The timing of the government’s actions against Peizer is interesting, as is noted in the SEC’s press release. The press release quotes SEC Chair Gary Gensler as saying that the action against Peizer “comes the same week that updates amendments to Rule 10b5-1 become effective.” As noted here, the SEC’s amendments to the Rule went into effect on February 27, 2023. The amendments were intended to address long-standing concerns that some executives had misused trading plans. Among other things, the amendments specifically required cooling off periods before trading can take place after a plan is established. The amendments also put in place restrictions on the use of multiple plans.

The enforcement action shows that, in addition to tightening up the Rule in order to curb perceived abuses, the government intends to go after executives that abuse trading plans. Both the Justice Department press release and the SEC’s press release contain statements that the respective agencies actions against Peizer arose from “a data-driven initiative into executive trading pursuant to 10b-1 plans.” The agencies’ actions against Peizer show not only that the government is scrutinizing executives’ trading but that they intend to hold executives accountable for alleged abuses; the fact that the government has brought a criminal action against Peizer shows that the initiative is serious.

However, amid all of the concerns about abuses of Rule 10b5-1 trading plans, there is another important point that needs to pointed out here. That is, used properly, 10b5-1 plans can provide an important affirmative defense to allegations of securities fraud – and this consideration remains true even after the agency’s recent amendments to the Rule. Specifically, corporate insiders who traded in their shares of company stock pursuant to a written trading plan have been able to rely on the Rule’s protection in order to defend themselves against alleged securities law violations.

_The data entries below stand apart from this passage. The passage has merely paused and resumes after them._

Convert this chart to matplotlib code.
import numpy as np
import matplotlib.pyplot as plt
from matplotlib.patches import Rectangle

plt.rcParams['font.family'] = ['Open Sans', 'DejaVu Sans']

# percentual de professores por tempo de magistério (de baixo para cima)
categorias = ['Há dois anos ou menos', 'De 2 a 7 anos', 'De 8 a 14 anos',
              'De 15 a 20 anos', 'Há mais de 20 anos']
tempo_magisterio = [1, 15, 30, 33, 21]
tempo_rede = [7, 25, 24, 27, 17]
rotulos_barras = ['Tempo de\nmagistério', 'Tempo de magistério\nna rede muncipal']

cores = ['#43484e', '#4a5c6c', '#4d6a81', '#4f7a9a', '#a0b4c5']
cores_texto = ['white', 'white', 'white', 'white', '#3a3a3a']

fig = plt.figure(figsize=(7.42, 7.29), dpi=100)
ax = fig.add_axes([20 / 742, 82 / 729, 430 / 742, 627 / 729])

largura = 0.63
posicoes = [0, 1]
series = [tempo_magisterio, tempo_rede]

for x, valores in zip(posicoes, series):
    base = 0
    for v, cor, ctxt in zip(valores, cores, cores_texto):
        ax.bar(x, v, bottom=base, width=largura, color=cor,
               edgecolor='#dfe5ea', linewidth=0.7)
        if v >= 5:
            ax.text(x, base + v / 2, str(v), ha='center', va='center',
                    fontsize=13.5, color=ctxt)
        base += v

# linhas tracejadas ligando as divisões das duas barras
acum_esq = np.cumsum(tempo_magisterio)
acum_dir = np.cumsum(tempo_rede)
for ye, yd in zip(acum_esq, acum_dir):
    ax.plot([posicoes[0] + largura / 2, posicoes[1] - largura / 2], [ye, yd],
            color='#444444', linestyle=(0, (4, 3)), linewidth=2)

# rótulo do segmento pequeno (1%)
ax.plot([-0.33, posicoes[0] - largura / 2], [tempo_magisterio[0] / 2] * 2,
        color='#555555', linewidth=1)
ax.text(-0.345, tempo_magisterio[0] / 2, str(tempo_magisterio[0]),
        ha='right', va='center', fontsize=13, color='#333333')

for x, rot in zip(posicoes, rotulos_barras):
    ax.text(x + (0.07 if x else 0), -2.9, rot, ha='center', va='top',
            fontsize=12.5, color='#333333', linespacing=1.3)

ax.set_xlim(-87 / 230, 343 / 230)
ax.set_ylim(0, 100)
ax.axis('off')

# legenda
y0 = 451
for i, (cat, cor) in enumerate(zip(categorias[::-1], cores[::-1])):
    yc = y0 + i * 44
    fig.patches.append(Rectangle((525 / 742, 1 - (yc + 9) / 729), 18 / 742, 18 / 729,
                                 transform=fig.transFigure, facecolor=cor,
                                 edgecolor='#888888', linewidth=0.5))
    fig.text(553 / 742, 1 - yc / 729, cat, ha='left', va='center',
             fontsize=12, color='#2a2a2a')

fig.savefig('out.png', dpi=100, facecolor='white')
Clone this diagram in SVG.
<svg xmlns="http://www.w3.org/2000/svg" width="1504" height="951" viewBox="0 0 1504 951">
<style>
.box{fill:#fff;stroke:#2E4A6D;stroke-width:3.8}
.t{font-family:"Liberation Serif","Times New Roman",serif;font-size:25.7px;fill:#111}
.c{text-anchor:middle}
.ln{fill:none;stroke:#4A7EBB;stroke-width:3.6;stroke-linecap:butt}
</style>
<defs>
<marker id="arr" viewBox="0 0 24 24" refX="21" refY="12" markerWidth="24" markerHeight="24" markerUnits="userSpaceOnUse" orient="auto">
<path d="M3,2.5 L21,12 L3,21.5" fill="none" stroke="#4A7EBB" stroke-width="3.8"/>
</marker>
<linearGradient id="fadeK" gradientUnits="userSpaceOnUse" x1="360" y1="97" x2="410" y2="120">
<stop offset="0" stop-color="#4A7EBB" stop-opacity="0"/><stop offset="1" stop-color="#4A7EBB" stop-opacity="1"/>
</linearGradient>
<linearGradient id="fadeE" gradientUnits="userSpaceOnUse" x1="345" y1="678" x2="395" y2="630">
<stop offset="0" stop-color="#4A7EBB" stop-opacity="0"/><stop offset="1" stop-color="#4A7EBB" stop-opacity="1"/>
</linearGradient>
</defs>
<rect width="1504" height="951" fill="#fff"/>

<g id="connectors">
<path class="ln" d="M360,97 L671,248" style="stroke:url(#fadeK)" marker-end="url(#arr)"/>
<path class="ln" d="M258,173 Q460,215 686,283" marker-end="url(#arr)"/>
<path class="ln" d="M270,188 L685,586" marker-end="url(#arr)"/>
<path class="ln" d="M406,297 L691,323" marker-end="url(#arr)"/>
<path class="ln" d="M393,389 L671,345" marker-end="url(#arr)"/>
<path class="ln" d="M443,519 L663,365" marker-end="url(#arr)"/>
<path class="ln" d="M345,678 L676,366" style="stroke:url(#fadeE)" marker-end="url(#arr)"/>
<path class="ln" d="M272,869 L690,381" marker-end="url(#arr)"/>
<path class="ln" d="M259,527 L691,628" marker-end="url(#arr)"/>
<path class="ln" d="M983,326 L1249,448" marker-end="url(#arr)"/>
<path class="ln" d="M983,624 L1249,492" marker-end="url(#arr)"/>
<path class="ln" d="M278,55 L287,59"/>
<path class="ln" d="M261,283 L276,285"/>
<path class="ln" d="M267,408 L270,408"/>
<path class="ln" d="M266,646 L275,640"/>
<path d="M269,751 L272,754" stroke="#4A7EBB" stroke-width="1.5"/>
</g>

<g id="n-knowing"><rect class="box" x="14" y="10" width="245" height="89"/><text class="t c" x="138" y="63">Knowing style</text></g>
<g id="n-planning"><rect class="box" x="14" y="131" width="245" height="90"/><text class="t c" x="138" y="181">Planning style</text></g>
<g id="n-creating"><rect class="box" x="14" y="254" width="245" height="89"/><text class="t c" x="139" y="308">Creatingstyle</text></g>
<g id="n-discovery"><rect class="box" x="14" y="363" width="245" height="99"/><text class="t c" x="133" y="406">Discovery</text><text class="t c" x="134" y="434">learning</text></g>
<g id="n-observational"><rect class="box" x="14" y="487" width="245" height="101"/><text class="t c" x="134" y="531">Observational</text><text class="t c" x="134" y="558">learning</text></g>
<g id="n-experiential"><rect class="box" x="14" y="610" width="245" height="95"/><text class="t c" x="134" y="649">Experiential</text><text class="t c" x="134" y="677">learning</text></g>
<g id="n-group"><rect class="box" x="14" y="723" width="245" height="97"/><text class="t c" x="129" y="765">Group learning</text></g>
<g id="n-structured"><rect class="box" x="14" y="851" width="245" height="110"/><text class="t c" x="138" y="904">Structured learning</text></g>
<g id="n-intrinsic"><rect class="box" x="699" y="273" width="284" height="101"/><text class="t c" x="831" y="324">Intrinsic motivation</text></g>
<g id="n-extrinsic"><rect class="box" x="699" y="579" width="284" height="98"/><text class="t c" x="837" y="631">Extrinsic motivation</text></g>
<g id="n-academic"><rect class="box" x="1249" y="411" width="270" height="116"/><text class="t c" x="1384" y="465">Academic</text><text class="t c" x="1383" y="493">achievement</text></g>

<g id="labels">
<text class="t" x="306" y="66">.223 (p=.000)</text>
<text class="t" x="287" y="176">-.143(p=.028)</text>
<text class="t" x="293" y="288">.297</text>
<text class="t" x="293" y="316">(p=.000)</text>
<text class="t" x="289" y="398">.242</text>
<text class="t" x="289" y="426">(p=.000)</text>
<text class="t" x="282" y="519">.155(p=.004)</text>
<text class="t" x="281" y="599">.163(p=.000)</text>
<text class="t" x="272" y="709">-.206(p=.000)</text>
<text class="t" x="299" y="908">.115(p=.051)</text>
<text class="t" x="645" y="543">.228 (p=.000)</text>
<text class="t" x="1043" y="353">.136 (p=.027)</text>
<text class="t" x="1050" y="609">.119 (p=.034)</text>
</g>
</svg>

For example, as discussed in greater detail here, in the Eighth Circuit’s 2008 opinion in the Centene securities class action lawsuit, the appellate court, in affirming the district court’s finding that the plaintiffs had not adequately pled scienter, specifically considered the fact that the individual defendants’ stock sales on which the plaintiffs sought to rely had been made pursuant to a Rule 10b5-1 trading plan. In another instance, discussed here, the defendants were able to rely on the fact that their trades in company securities had been made pursuant to a written trading plan in support of their motions to dismiss the securities class action lawsuit that had been filed against them.

My point is that while trading plans adopted pursuant to Rule 10b5-1 can be abused, the adoption of trading plans is still a good idea. Moreover, the concept behind rule – that is, to provide corporate insiders with a way to trade in their company securities – is still valid, as well. Nothing about the recent revisions to the Rule or even about the government’s actions against Peizer should take away from the fact that adopting a proper plan is a smart way for corporate executives to try to protect themselves from potential liability under the federal securities laws.

Indeed, a written trading plan is one of the important practical steps that companies and their executives can take as part of securities litigation loss prevention program. Well-advised companies and their executives that adopt plans that avoid the abuses will have an important tool in their arsenal if they are called upon to defend themselves in a securities suit. Nothing about the recent revisions to the Rule or even about Peizer’s prosecution changes any of that.